Putting the Kelvin Equation to Work: Guidelines for Practitioners

  • Identify the geometry: Determine whether the curvature is best described by a spherical droplet, a spherical cap, a cylindrical meniscus, or another geometry. Choose the appropriate r accordingly.
  • Use accurate material constants: Surface tension σ, molar volume V_m, and the temperature T must be well characterised for the liquid in question. Inaccurate inputs yield misleading results.
  • Check the domain of validity: Ensure the assumptions behind the classical Kelvin Equation (constant σ, ideal vapour, equilibrium conditions) hold reasonably for the system under study. Consider corrections if the scale is nanoscale or if the liquid is a highly interacting solvent.
  • Be mindful of mixtures: For vapours containing more than one component, use the Kelvin framework in conjunction with a proper description of the vapour composition and activity coefficients.
  • Compare with experiments: Validate predictions against precise measurements of condensation or evaporation in controlled environments to refine models and inputs.

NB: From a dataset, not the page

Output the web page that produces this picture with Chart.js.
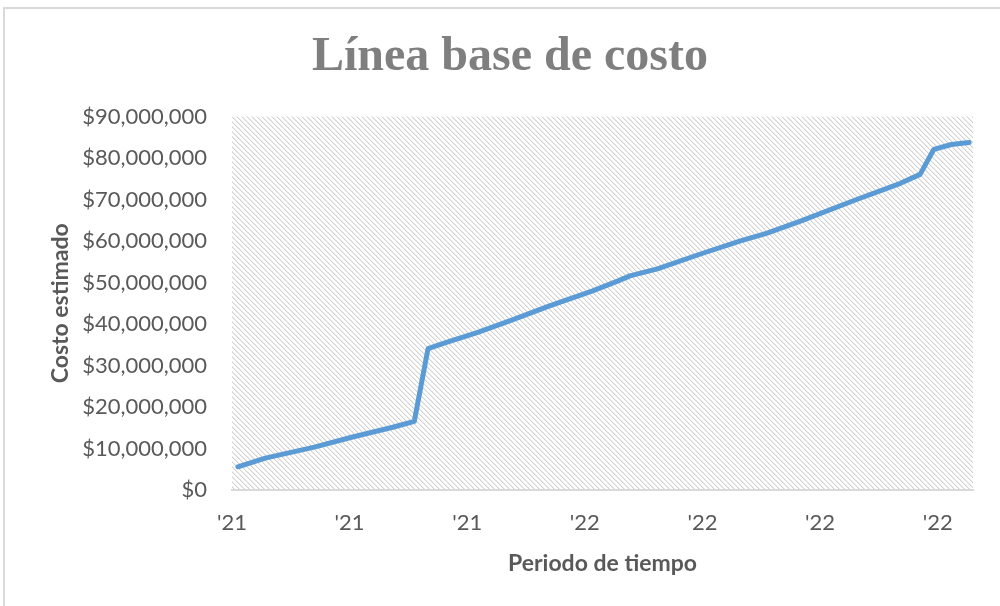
<!DOCTYPE html>
<html>
<head>
<meta charset="utf-8">
<script src="https://cdn.jsdelivr.net/npm/chart.js@4.4.1/dist/chart.umd.min.js"></script>
<style>
  body { margin: 0; background: #fff; overflow: hidden; }
  #frame { position: absolute; left: 3px; top: 7px; width: 1200px; height: 800px; border: 2px solid #d9d9d9; }
  #wrap { position: absolute; left: 0; top: 0; width: 1000px; height: 606px; }
</style>
</head>
<body>
<div id="frame"></div>
<div id="wrap"><canvas id="myChart" width="1000" height="606"></canvas></div>
<script>
// days from the start of the axis, and the cost at that point
var days = [3, 17, 42, 61, 82, 93, 100, 109, 125, 142, 162, 184, 197, 203, 217, 239, 259, 273, 290, 319, 341, 351, 358, 367, 376];
var costs = [5590000, 7680000, 10320000, 12720000, 15120000, 16560000, 34080000, 35520000, 37920000, 40800000,
             44400000, 48000000, 50400000, 51600000, 53280000, 56880000, 60000000, 61920000, 64800000, 70080000,
             73920000, 76080000, 82080000, 83280000, 83760000];
var xLabels = ["'21", "'21", "'21", "'22", "'22", "'22", "'22"];
var yTicks = [0, 10000000, 20000000, 30000000, 40000000, 50000000, 60000000, 70000000, 80000000, 90000000];

var points = [];
for (var i = 0; i < days.length; i++) {
    points.push({ x: days[i], y: costs[i] });
}

// diagonal hatch for the plot area
var P = 5;
var tile = document.createElement("canvas");
tile.width = P;
tile.height = P;
var tc = tile.getContext("2d");
tc.fillStyle = "#ffffff";
tc.fillRect(0, 0, P, P);
for (var k = 0; k < P; k++) {
    tc.fillStyle = "#d2d2d2";
    tc.fillRect(k, k, 1, 1);
    tc.fillStyle = "#ebebeb";
    tc.fillRect((k + 1) % P, k, 1, 1);
}

var hatch = {
    id: "hatch",
    beforeDraw: function (chart) {
        var a = chart.chartArea;
        var c = chart.ctx;
        c.save();
        c.fillStyle = c.createPattern(tile, "repeat");
        c.fillRect(a.left, a.top, a.right - a.left, a.bottom - a.top);
        c.restore();
    }
};

function money(v) {
    return "$" + v.toLocaleString("en-US");
}

var ctx = document.getElementById("myChart");
var myChart = new Chart(ctx, {
    type: "line",
    data: {
        datasets: [
            {
                label: "Costo",
                data: points,
                borderColor: "#5b9bd5",
                borderWidth: 5,
                borderCapStyle: "round",
                borderJoinStyle: "round",
                pointRadius: 0,
                fill: false,
                tension: 0
            }
        ]
    },
    options: {
        responsive: false,
        animation: false,
        layout: { padding: { left: 47, right: 27, top: 0, bottom: 0 } },
        plugins: {
            legend: { display: false },
            tooltip: { enabled: false },
            title: {
                display: true,
                text: "Línea base de costo",
                color: "#7f7f7f",
                font: { family: "Liberation Serif", size: 48, weight: "bold" },
                padding: { top: 29, bottom: 30 }
            }
        },
        scales: {
            x: {
                type: "linear",
                min: 0,
                max: 378,
                afterFit: function (s) { s.height = 116; },
                grid: { display: false, drawTicks: false },
                border: { display: true, color: "#d9d9d9", width: 2 },
                ticks: {
                    stepSize: 60,
                    includeBounds: false,
                    padding: 20,
                    color: "#595959",
                    font: { family: "Lato", size: 22 },
                    maxRotation: 0,
                    callback: function (v) { return xLabels[Math.round(v / 60)]; }
                },
                title: {
                    display: true,
                    text: "Periodo de tiempo",
                    color: "#595959",
                    font: { family: "Lato", size: 23, weight: "bold" },
                    padding: { top: 0, bottom: 29 }
                }
            },
            y: {
                min: 0,
                max: 90000000,
                afterFit: function (s) { s.width = 185; },
                afterBuildTicks: function (s) {
                    s.ticks = yTicks.map(function (v) { return { value: v }; });
                },
                grid: { display: false, drawTicks: false },
                border: { display: false },
                ticks: {
                    padding: 25,
                    color: "#595959",
                    font: { family: "Lato", size: 22 },
                    callback: function (v) { return money(v); }
                },
                title: {
                    display: true,
                    text: "Costo estimado",
                    color: "#595959",
                    font: { family: "Lato", size: 23, weight: "bold" },
                    padding: { top: 0, bottom: 0 }
                }
            }
        }
    },
    plugins: [hatch]
});
</script>
</body>
</html>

The Kelvin Equation remains a cornerstone in understanding how curvature influences phase equilibria. Its clear, physically grounded link between interfacial geometry and vapour pressure provides a valuable lens through which to view condensation, nucleation, and capillary phenomena across disciplines—from atmospheric science to materials engineering. While the world of nanoscale systems invites refinements and corrections to the simplest form, the core idea endures: curvature of interfaces matters profoundly, and the Kelvin Equation offers a robust, intelligible route to quantify that effect. As technology pushes towards ever-smaller structures and more complex materials, this equation continues to illuminate why certain pressures prompt condensation while others leave vapour unfettered, guiding researchers in both interpretation and design.